I have a small amount of alcohol but my ammo will be for home defence, unless someone needs shotgun shells, don’t have a shotgun anymore. I am disabled so bugging out is out of the question. Lucky for me my husband had bought ammo for the guns we had. After his passing I no longer have to many guns and ammo left.

Doris Shipley

When I first started prepping 14 years ago, I made a lot of mistakes in durable goods I purchased, like Lifestraws. Lifestraws are fine for a short period, but they’re only good for 1,000 gallons. The Sawyer Mini, lasts 10X longer and is much handier for a few bucks more. The Lifestraws went into a tote marked Barter.

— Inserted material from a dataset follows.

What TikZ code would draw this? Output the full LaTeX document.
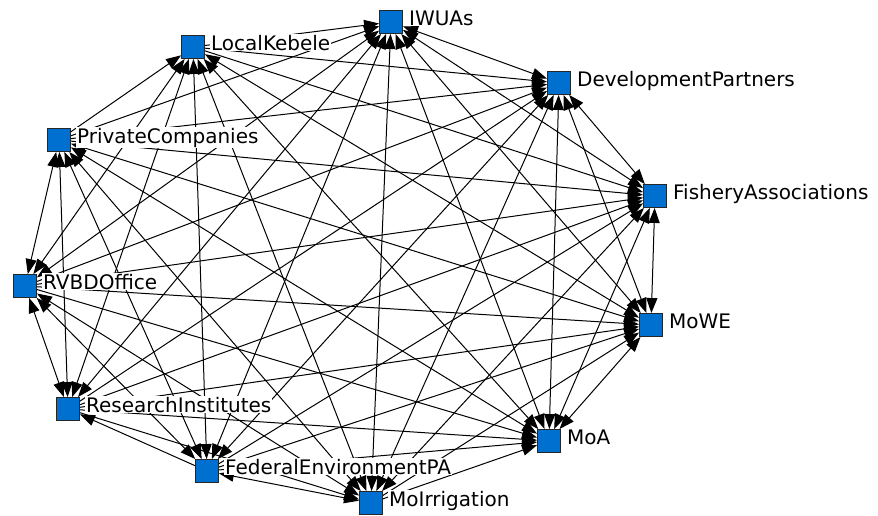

Everything that didn’t meet expectations I bought early on goes in that tote. It’s all usable things knives that don’t keep an edge very well for my use, but they may be worth something to someone in need of a knife, or compass, or a cheap backpack. First Aid kits, cheap flashlights and so on.
Ammo’s an iffy subject, because of its potential use against you, but also because ammo could become more valuable than gold or silver as supplied dwindle. I do have a few boxes of ammo I’ve bought on sale or closeout that though a popular caliber, I don’t own guns chambered for it.
But I’ll have to be very cautious of who I barter it to.